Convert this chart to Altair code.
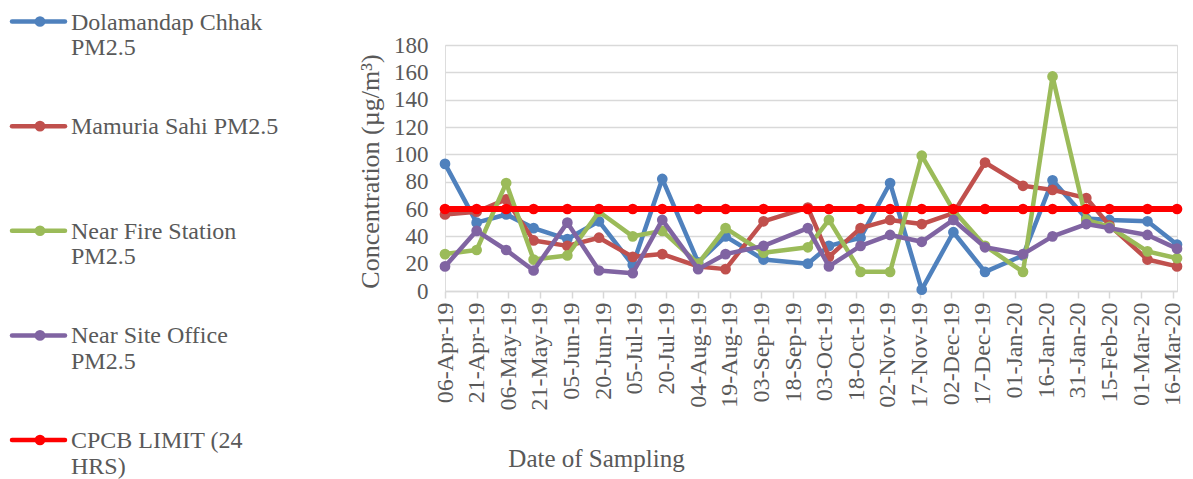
import altair as alt
import pandas as pd
from datetime import datetime, timezone

# ---------------- data ----------------
sample_dates = ["2019-04-06", "2019-04-21", "2019-05-05", "2019-05-18", "2019-06-03",
                "2019-06-18", "2019-07-04", "2019-07-18", "2019-08-04", "2019-08-17",
                "2019-09-04", "2019-09-25", "2019-10-05", "2019-10-20", "2019-11-03",
                "2019-11-18", "2019-12-03", "2019-12-18", "2020-01-05", "2020-01-19",
                "2020-02-04", "2020-02-15", "2020-03-04", "2020-03-18"]

dolamandap = [93, 50, 56, 46, 38, 51, 19, 82, 21, 40, 23, 20, 33, 39, 79, 1, 43, 14, 26, 81, 53, 52, 51, 34]
mamuria    = [56, 58, 67, 37, 33, 39, 25, 27, 18, 16, 51, 61, 25, 46, 52, 49, 57, 94, 77, 74, 68, 48, 23, 18]
fire_stn   = [27, 30, 79, 23, 26, 58, 40, 44, 20, 46, 28, 32, 52, 14, 14, 99, 59, 33, 14, 157, 52, 47, 29, 24]
site_off   = [18, 44, 30, 15, 50, 15, 13, 52, 16, 27, 33, 46, 18, 33, 41, 36, 52, 32, 27, 40, 49, 46, 41, 31]
cpcb_limit = [60] * len(sample_dates)

series_names = ["Dolamandap Chhak PM2.5", "Mamuria Sahi PM2.5", "Near Fire Station PM2.5",
                "Near Site Office PM2.5", "CPCB LIMIT (24 HRS)"]
legend_labels = ["Dolamandap Chhak\nPM2.5", "Mamuria Sahi PM2.5", "Near Fire Station\nPM2.5",
                 "Near Site Office\nPM2.5", "CPCB LIMIT (24\nHRS)"]
series_values = [dolamandap, mamuria, fire_stn, site_off, cpcb_limit]
colors = ["#4F81BD", "#C0504D", "#9BBB59", "#8064A2", "#FF0000"]

tick_dates = ["2019-04-06", "2019-04-21", "2019-05-06", "2019-05-21", "2019-06-05",
              "2019-06-20", "2019-07-05", "2019-07-20", "2019-08-04", "2019-08-19",
              "2019-09-03", "2019-09-18", "2019-10-03", "2019-10-18", "2019-11-02",
              "2019-11-17", "2019-12-02", "2019-12-17", "2020-01-01", "2020-01-16",
              "2020-01-31", "2020-02-15", "2020-03-01", "2020-03-16"]
x_domain = ["2019-04-06", "2020-03-18"]
y_ticks = [0, 20, 40, 60, 80, 100, 120, 140, 160, 180]


def to_ms(s):
    d = datetime.strptime(s, "%Y-%m-%d").replace(tzinfo=timezone.utc)
    return int(d.timestamp() * 1000)


rows = []
for name, vals in zip(series_names, series_values):
    for d, v in zip(sample_dates, vals):
        rows.append({"series": name, "date": d, "value": v})
df = pd.DataFrame(rows)

leg_df = pd.DataFrame({"series": series_names, "label": legend_labels})

FONT = "Liberation Serif"
TXT = "#595959"
GRID = "#D9D9D9"

x_enc = alt.X(
    "date:T",
    scale=alt.Scale(type="utc", domain=[to_ms(x_domain[0]), to_ms(x_domain[1])]),
    axis=alt.Axis(
        values=[to_ms(t) for t in tick_dates],
        labelExpr="utcFormat(datum.value, '%d-%b-%y')",
        labelAngle=-90, labelFont=FONT, labelFontSize=24, labelColor=TXT,
        labelPadding=4, labelOverlap=False, labelFlush=False,
        tickSize=7, tickColor=GRID, tickWidth=1.5,
        domainColor=GRID, domainWidth=1.5, grid=False,
        title="Date of Sampling", titleFont=FONT, titleFontSize=25,
        titleFontWeight="normal", titleColor=TXT,
        titleX=151, titleY=167, titleAlign="center", titleBaseline="middle",
    ),
)
y_enc = alt.Y(
    "value:Q",
    scale=alt.Scale(domain=[0, 180], nice=False),
    axis=alt.Axis(
        values=y_ticks, labelFont=FONT, labelFontSize=23, labelColor=TXT,
        labelPadding=17, ticks=False, domain=False,
        gridColor=GRID, gridWidth=1.5,
        title="Concentration (µg/m³)", titleFont=FONT, titleFontSize=26,
        titleFontWeight="normal", titleColor=TXT,
        titleX=-75, titleY=126, titleAlign="center", titleBaseline="middle",
    ),
)

base = alt.Chart(df)
layers = []
for i, (name, col) in enumerate(zip(series_names, colors)):
    sw = 6 if i == 4 else 4.5
    ln = base.transform_filter(alt.datum.series == name).mark_line(
        color=col, strokeWidth=sw, strokeJoin="round", strokeCap="round"
    ).encode(x=x_enc, y=y_enc)
    pt = base.transform_filter(alt.datum.series == name).mark_circle(
        color=col, size=115, opacity=1
    ).encode(x=x_enc, y=y_enc)
    layers += [ln, pt]

data_layer = alt.layer(*layers)

leg_y = alt.Y("series:N",
              scale=alt.Scale(type="point", domain=series_names, range=[-23.5, 395], padding=0),
              axis=None)
leg_color = alt.Color("series:N", scale=alt.Scale(domain=series_names, range=colors), legend=None)
leg_base = alt.Chart(leg_df)
leg_rule = leg_base.mark_rule(strokeWidth=4.5, strokeCap="round").encode(
    x=alt.value(-433), x2=alt.value(-380), y=leg_y, color=leg_color)
leg_pt = leg_base.mark_circle(size=115, opacity=1).encode(
    x=alt.value(-405), y=leg_y, color=leg_color)
leg_txt = leg_base.mark_text(
    align="left", baseline="alphabetic", dy=8, lineBreak="\n", lineHeight=25.5,
    font=FONT, fontSize=24, color=TXT
).encode(x=alt.value(-374), y=leg_y, text="label:N")
legend_layer = alt.layer(leg_rule, leg_pt, leg_txt)

chart = alt.layer(data_layer, legend_layer).resolve_scale(
    y="independent", color="independent"
).properties(
    width=732, height=246,
    autosize=alt.AutoSizeParams(type="none"),
    padding={"left": 437, "top": 37, "right": 8, "bottom": 190},
).configure_view(stroke=None).configure(background="white")

chart.save("out.html", embed_options={"renderer": "svg", "actions": False})
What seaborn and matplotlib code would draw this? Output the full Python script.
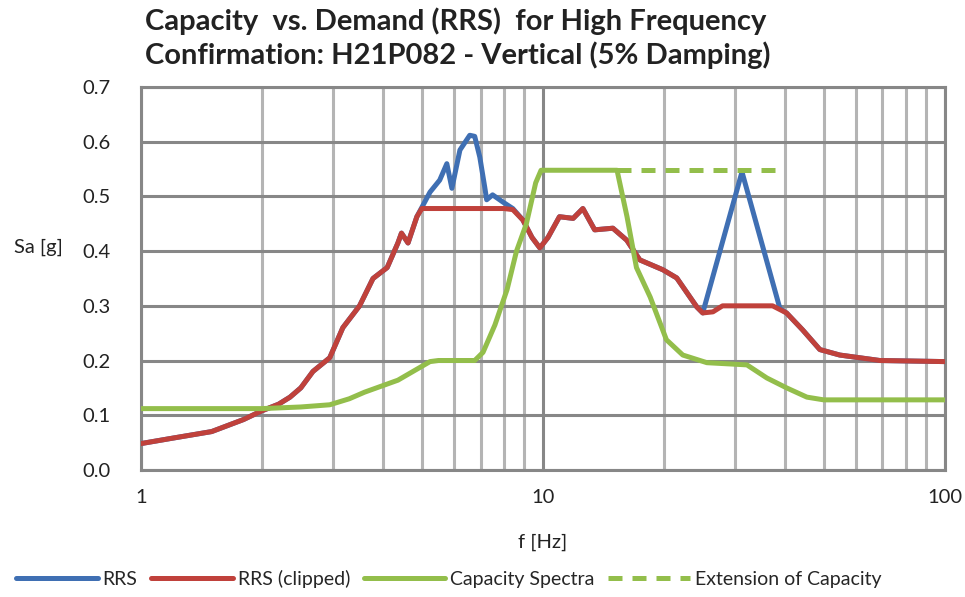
import numpy as np
import pandas as pd
import matplotlib
matplotlib.use("Agg")
import matplotlib.pyplot as plt
import seaborn as sns
from matplotlib.ticker import FixedLocator, NullFormatter, FixedFormatter

# ---- data ----
f_rrs = [1.0, 1.2, 1.5, 1.8, 2.0, 2.2, 2.35, 2.5, 2.68, 2.95, 3.18, 3.5, 3.78, 4.1, 4.36, 4.45,
         4.62, 4.86, 5.24, 5.54, 5.77, 5.94, 6.22, 6.58, 6.77, 6.97, 7.17, 7.25, 7.5, 7.95,
         8.42, 8.92, 9.4, 9.83, 10.3, 11.0, 11.9, 12.58, 13.46, 14.94, 16.18, 17.43, 19.89,
         21.54, 24.16, 25.0, 31.3, 38.9, 40.4, 44.3, 48.9, 54.8, 68.9, 100.0]
rrs = [0.048, 0.058, 0.070, 0.092, 0.108, 0.120, 0.133, 0.150, 0.180, 0.205, 0.260, 0.300,
       0.350, 0.370, 0.415, 0.433, 0.415, 0.463, 0.508, 0.530, 0.560, 0.515, 0.585, 0.612,
       0.610, 0.572, 0.517, 0.494, 0.503, 0.490, 0.478, 0.457, 0.425, 0.406, 0.425, 0.463,
       0.460, 0.478, 0.439, 0.442, 0.420, 0.384, 0.366, 0.351, 0.298, 0.287, 0.545, 0.295,
       0.287, 0.256, 0.220, 0.210, 0.200, 0.198]

f_clip = [1.0, 1.2, 1.5, 1.8, 2.0, 2.2, 2.35, 2.5, 2.68, 2.95, 3.18, 3.5, 3.78, 4.1, 4.36, 4.45,
          4.62, 4.86, 5.0, 6.0, 7.0, 8.0, 8.42, 8.92, 9.4, 9.83, 10.3, 11.0, 11.9, 12.58, 13.46,
          14.94, 16.18, 17.43, 19.89, 21.54, 24.16, 25.0, 26.5, 28.0, 37.3, 40.4, 44.3, 48.9,
          54.8, 68.9, 100.0]
rrs_clip = [0.048, 0.058, 0.070, 0.092, 0.108, 0.120, 0.133, 0.150, 0.180, 0.205, 0.260, 0.300,
            0.350, 0.370, 0.415, 0.433, 0.415, 0.463, 0.478, 0.478, 0.478, 0.478, 0.476, 0.457,
            0.425, 0.406, 0.425, 0.463, 0.460, 0.478, 0.439, 0.442, 0.420, 0.384, 0.366, 0.351,
            0.298, 0.287, 0.289, 0.300, 0.300, 0.287, 0.256, 0.220, 0.210, 0.200, 0.198]

f_cap = [1.0, 2.0, 2.5, 2.95, 3.3, 3.6, 4.36, 5.24, 5.5, 6.77, 7.1, 7.6, 8.15, 8.6, 9.1, 9.6,
         9.9, 15.3, 16.2, 17.1, 18.5, 20.3, 22.3, 25.6, 32.2, 36.1, 40.4, 45.4, 50.0, 100.0]
cap = [0.112, 0.112, 0.115, 0.119, 0.130, 0.142, 0.164, 0.198, 0.200, 0.200, 0.215, 0.265,
       0.330, 0.400, 0.450, 0.525, 0.548, 0.548, 0.463, 0.370, 0.316, 0.238, 0.210, 0.196,
       0.192, 0.168, 0.150, 0.133, 0.128, 0.128]

f_ext = [15.3, 40.0]
ext = [0.548, 0.548]

labels = ["RRS", "RRS (clipped)", "Capacity Spectra", "Extension of Capacity"]
colors = ["#3F6FB3", "#C0413B", "#93BE4B", "#93BE4B"]

# ---- figure ----
sns.set_theme(style="white")
plt.rcParams["font.family"] = ["Lato", "DejaVu Sans"]

fig = plt.figure(figsize=(9.65, 5.97), dpi=100)
ax = fig.add_axes([0.146, 0.213, 0.833, 0.641])

lw = 3.6
sns.lineplot(x=f_rrs, y=rrs, ax=ax, color=colors[0], lw=lw, label=labels[0], zorder=3)
sns.lineplot(x=f_clip, y=rrs_clip, ax=ax, color=colors[1], lw=lw, label=labels[1], zorder=4)
sns.lineplot(x=f_cap, y=cap, ax=ax, color=colors[2], lw=lw, label=labels[2], zorder=5)
sns.lineplot(x=f_ext, y=ext, ax=ax, color=colors[3], lw=lw, label=labels[3], zorder=5,
             linestyle=(0, (2.8, 2.0)))

ax.set_xscale("log")
ax.set_xlim(1, 100)
ax.set_ylim(0, 0.7)

ax.xaxis.set_major_locator(FixedLocator([1, 10, 100]))
ax.xaxis.set_major_formatter(FixedFormatter(["1", "10", "100"]))
ax.xaxis.set_minor_locator(FixedLocator([m * d for d in (1, 10) for m in range(2, 10)]))
ax.xaxis.set_minor_formatter(NullFormatter())
yt = [0.0, 0.1, 0.2, 0.3, 0.4, 0.5, 0.6, 0.7]
ax.set_yticks(yt)
ax.set_yticklabels([f"{v:.1f}" for v in yt])

ax.grid(which="major", axis="both", color="#878787", lw=2.2, zorder=0)
ax.grid(which="minor", axis="x", color="#b4b4b4", lw=2.2, zorder=0)
ax.set_axisbelow(True)
for s in ax.spines.values():
    s.set_color("#878787")
    s.set_linewidth(2.2)

ax.tick_params(axis="both", which="both", length=0, labelsize=14.5, colors="#222222")
ax.tick_params(axis="x", pad=14)
ax.tick_params(axis="y", pad=22)

ax.set_xlabel("f [Hz]", fontsize=14.5, labelpad=20, color="#222222")
ax.set_ylabel("Sa [g]", fontsize=14.5, rotation=0, color="#222222")
ax.yaxis.set_label_coords(-0.128, 0.56)

ax.get_legend().remove()
handles, labs = ax.get_legend_handles_labels()
fig.legend(handles, labs, loc="lower center", bbox_to_anchor=(0.465, -0.014), ncol=4,
           frameon=False, fontsize=14, handlelength=4.2, handletextpad=0.25,
           columnspacing=0.7)

fig.text(0.150, 0.988, "Capacity  vs. Demand (RRS)  for High Frequency\nConfirmation: H21P082 - Vertical (5% Damping)",
         ha="left", va="top", fontsize=21, fontweight="bold", color="#222222", linespacing=1.3)

fig.savefig("out.png", dpi=100)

____________

Given exercise: Look above for the line with "What seaborn and" and the line with "from matplotlib.ticker import"; set down those two lines and all lines between them exactly, without pictures and without anything else.

Answer to this task:
What seaborn and matplotlib code would draw this? Output the full Python script.
import numpy as np
import pandas as pd
import matplotlib
matplotlib.use("Agg")
import matplotlib.pyplot as plt
import seaborn as sns
from matplotlib.ticker import FixedLocator, NullFormatter, FixedFormatter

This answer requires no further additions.